When Victor checked the yellow box that they left, he reported that the new queen is not fertilized and laying eggs yet. He says they will check on them again next week to see how they are progressing.
Garry's own hive and the dark green one they captured

Saturday, June 3, 2017

Bee days


 As you have seen in the blog, we have been expanding the honey business this year, Peter built new bee boxes when he was here with the cheese building team.

A few weeks ago the new bees arrived that Victor had ordered and were put into the new boxes.

Victor is out here several times a week tending the bees, and recently he got a book to wrote down details about each hive, so he could remember what they do. He says that is what his father did. His father was the beekeeper on the collective that Victor grew up in. One of the things he does when he checks on each box is hunt for the queen and look for extra queens and remove them. It is always interesting to see him and Garry trying to spot the queen in the piles of bees crawling around as they pull out frames from the boxes and then slide them back in.

A few days ago Garry and Max caught the swarm, as seen in the most recent post. Victor thinks they did come out of the first box in the line, the yellow one, but not the group that took off earlier. He says we have to wait two weeks to see if the queen of the new group starts laying eggs.

 The yellow box has no queen at the moment, Victor says there is a new one getting ready to hatch out, so the hive that had been making lots of honey is stopped and waiting for their new queen to emerge and start laying eggs.

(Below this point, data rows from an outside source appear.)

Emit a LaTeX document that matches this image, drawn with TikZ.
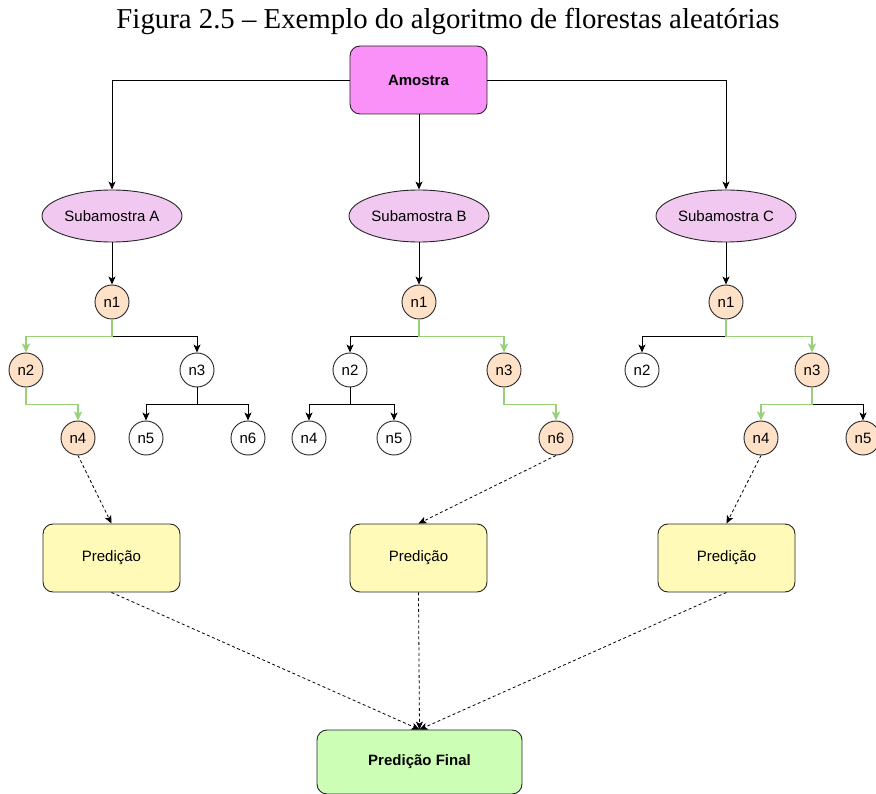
\documentclass[tikz,border=0pt]{standalone}
\usepackage{fontspec}
\setmainfont{Liberation Sans}
\newfontfamily\titlefont{Liberation Serif}
\usetikzlibrary{arrows.meta,shapes.geometric,calc}
\definecolor{amostrafill}{HTML}{F991F8}
\definecolor{subfill}{HTML}{F0C8F0}
\definecolor{nodefill}{HTML}{FFE1C8}
\definecolor{predfill}{HTML}{FFFAB7}
\definecolor{finalfill}{HTML}{CCFFB5}
\definecolor{pathgreen}{HTML}{97D077}
\tikzset{
  box/.style={draw=black!85, rounded corners=10pt, minimum width=137pt, minimum height=68pt, line width=0.9pt, font=\fontsize{15}{18}\selectfont},
  subbox/.style={draw=black!85, ellipse, minimum width=140pt, minimum height=52pt, fill=subfill, line width=0.9pt, inner sep=0pt, font=\fontsize{15}{18}\selectfont},
  tnode/.style={draw=black!85, circle, minimum size=34pt, inner sep=0pt, fill=white, line width=0.9pt, font=\fontsize{15}{18}\selectfont},
  hnode/.style={tnode, fill=nodefill},
  conn/.style={draw=black, line width=0.9pt, -{Stealth[length=8pt,width=7pt,inset=2pt]}},
  greenconn/.style={draw=pathgreen, line width=1.6pt, -{Stealth[length=9pt,width=8pt,inset=2pt]}},
  dashconn/.style={draw=black, line width=0.8pt, dash pattern=on 3pt off 2.5pt, -{Stealth[length=8pt,width=7pt,inset=2pt]}}
}
\begin{document}
\begin{tikzpicture}[x=1pt,y=-1pt]
\useasboundingbox (0,0) rectangle (876,794);
\node[font=\titlefont\fontsize{28.8}{32}\selectfont] (title) at (448,21) {Figura 2.5 – Exemplo do algoritmo de florestas aleatórias};

\node[box, fill=amostrafill, font=\fontsize{15}{18}\selectfont\bfseries] (am) at (418.5,80) {Amostra};

\node[subbox] (sa) at (112,216) {Subamostra A};
\node[subbox] (sb) at (419,216) {Subamostra B};
\node[subbox] (sc) at (726,216) {Subamostra C};

\draw[conn] (am.west) -| (sa.north);
\draw[conn] (am.south -| sb.north) -- (sb.north);
\draw[conn] (am.east) -| (sc.north);

% Tree A
\node[hnode] (a1) at (112,302) {n1};
\node[hnode] (a2) at (26,370) {n2};
\node[tnode] (a3) at (197,370) {n3};
\node[hnode] (a4) at (78,438) {n4};
\node[tnode] (a5) at (146,438) {n5};
\node[tnode] (a6) at (248,438) {n6};
\draw[conn] (sa.south) -- (a1.north);
\draw[conn] (a1.south) -- ++(0,17) -| (a3.north);
\draw[greenconn] (a1.south) -- ++(0,17) -| (a2.north);
\draw[greenconn] (a2.south) -- ++(0,17) -| (a4.north);
\draw[conn] (a3.south) -- ++(0,17) -| (a5.north);
\draw[conn] (a3.south) -- ++(0,17) -| (a6.north);

% Tree B
\node[hnode] (b1) at (419,302) {n1};
\node[tnode] (b2) at (350,370) {n2};
\node[hnode] (b3) at (504,370) {n3};
\node[tnode] (b4) at (309,438) {n4};
\node[tnode] (b5) at (394,438) {n5};
\node[hnode] (b6) at (556,438) {n6};
\draw[conn] (sb.south) -- (b1.north);
\draw[conn] (b1.south) -- ++(0,17) -| (b2.north);
\draw[greenconn] (b1.south) -- ++(0,17) -| (b3.north);
\draw[conn] (b2.south) -- ++(0,17) -| (b4.north);
\draw[conn] (b2.south) -- ++(0,17) -| (b5.north);
\draw[greenconn] (b3.south) -- ++(0,17) -| (b6.north);

% Tree C
\node[hnode] (c1) at (726,302) {n1};
\node[tnode] (c2) at (642,370) {n2};
\node[hnode] (c3) at (812,370) {n3};
\node[hnode] (c4) at (761,438) {n4};
\node[hnode] (c5) at (863,438) {n5};
\draw[conn] (sc.south) -- (c1.north);
\draw[conn] (c1.south) -- ++(0,17) -| (c2.north);
\draw[greenconn] (c1.south) -- ++(0,17) -| (c3.north);
\draw[conn] (c3.south) -- ++(0,17) -| (c5.north);
\draw[greenconn] (c3.south) -- ++(0,17) -| (c4.north);

% Predictions
\node[box, fill=predfill] (pa) at (111.5,558) {Predição};
\node[box, fill=predfill] (pb) at (418.5,558) {Predição};
\node[box, fill=predfill] (pc) at (726.5,558) {Predição};
\node[box, fill=finalfill, minimum width=205pt, minimum height=64pt, font=\fontsize{15}{18}\selectfont\bfseries] (pf) at (419.5,762) {Predição Final};

\draw[dashconn] (a4.south) -- (pa.north);
\draw[dashconn] (b6.south) -- (pb.north);
\draw[dashconn] (c4.south) -- (pc.north);
\draw[dashconn] (pa.south) -- (pf.north);
\draw[dashconn] (pb.south) -- (pf.north);
\draw[dashconn] (pc.south) -- (pf.north);
\end{tikzpicture}
\end{document}
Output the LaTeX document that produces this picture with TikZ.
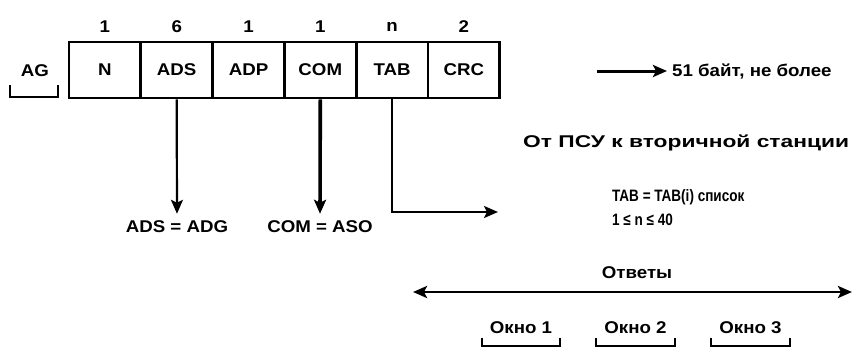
\documentclass[tikz,border=0pt]{standalone}
\usepackage{fontspec}
\setmainfont{Liberation Sans}
\newfontfamily\diagfont[FakeStretch=1.1]{Liberation Sans}
\newfontfamily\widefont[FakeStretch=1.34]{Liberation Sans}
\newfontfamily\narrowfont[FakeStretch=0.82]{Liberation Sans}
\usetikzlibrary{arrows.meta, positioning, calc}

\tikzset{
  txt/.style={font=\diagfont\fontsize{17}{19}\selectfont\bfseries, inner sep=2pt},
  field/.style={draw, line width=2.8pt, minimum width=71.8pt, minimum height=56pt, txt},
  tip/.style={-{Stealth[length=14pt, width=12pt, inset=3pt]}},
  brace/.style={line width=2.4pt}
}

\begin{document}
\begin{tikzpicture}[x=1pt, y=-1pt]
    \useasboundingbox (0,0) rectangle (852,348);

    % Frame fields with their lengths
    \foreach \i/\name/\cnt in {0/N/1, 1/ADS/6, 2/ADP/1, 3/COM/1, 4/TAB/n, 5/CRC/2} {
        \node[field] (\name) at (104.9+71.8*\i, 70) {\name};
        \node[txt] (\name cnt) at (104.9+71.8*\i, 27) {\cnt};
    }

    % Address group
    \node[txt] (AG) at (35, 71) {AG};
    \draw[brace] (10,85) -- (10,97) -- (58,97) -- (58,85);

    % Length note
    \coordinate (sizeA) at (597, 71);
    \node[txt, anchor=west] (sizeTxt) at (670, 71) {51 байт, не более};
    \draw[line width=3pt, tip, shorten >=3pt] (sizeA) -- (sizeTxt.west);

    \node[txt, font=\widefont\fontsize{17}{19}\selectfont\bfseries, anchor=west] (dir) at (521, 143) {От ПСУ к вторичной станции};

    % Field explanations
    \node[txt] (adsEq) at (177, 227) {ADS = ADG};
    \node[txt] (comEq) at (320, 227) {COM = ASO};
    \draw[line width=2.2pt, tip, shorten >=5pt] (ADS.south) -- (adsEq.north);
    \draw[line width=3.6pt, tip, shorten >=5pt] (COM.south) -- (comEq.north);

    \coordinate (tabEnd) at (498, 212);
    \draw[line width=2.2pt, tip] (TAB.south) |- (tabEnd);
    \node[txt, font=\narrowfont\fontsize{16.5}{19}\selectfont\bfseries, anchor=west] (tabList) at (610, 197) {TAB = TAB(i) список};
    \node[txt, font=\narrowfont\fontsize{16.5}{19}\selectfont\bfseries, anchor=west] (tabRange) at (610, 220) {1 ≤ n ≤ 40};

    % Responses
    \node[txt] (resp) at (637, 273) {Ответы};
    \coordinate (respL) at (413, 292);
    \coordinate (respR) at (852, 292);
    \draw[line width=2.8pt, {Stealth[length=14pt, width=12pt, inset=3pt]}-{Stealth[length=14pt, width=12pt, inset=3pt]}] (respL) -- (respR);

    % Windows
    \foreach \j/\xa/\xb in {1/482/560, 2/596/675, 3/711/790} {
        \node[txt] (win\j) at ({(\xa+\xb)/2}, 328) {Окно \j};
        \draw[brace] (\xa,338) -- (\xa,346) -- (\xb,346) -- (\xb,338);
    }
\end{tikzpicture}
\end{document}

Since they are hoping to prevent more swarms escaping, on Wednesday morning Garry helped Victor move the busy green group from their old box into one of the new ones with a second story on top. They had stored lots of honey like the yellow group had before they swarmed. The way it works, the queen stays in the bottom box laying eggs in the frames and is prevented from going to the top, the top box is where the workers make honey, and the beekeeper moves the frames as needed to keep things in balance.

Garry has found a bigger shirt to wear for beekeeping
Garry has been learning all about beekeeping  from Victor and has even got his own hive to take care of. He gave his a second story, even though though he says they are not quite ready for it yet.

Wednesday morning before Victor came he was getting frames ready to go into boxes, putting new wires into the old cleaned wooden ones, so they can put new wax sheets in them.

Garry was watering the fruit trees while he was working, because we are still really dry. Tuesday we had a few drops of rain as there were thunderstorms around us, but we missed getting enough rain to do any good.

After they finished with the bees they saw this hedgehog coming to get a drink where the water drips from the connection pipe in the yard.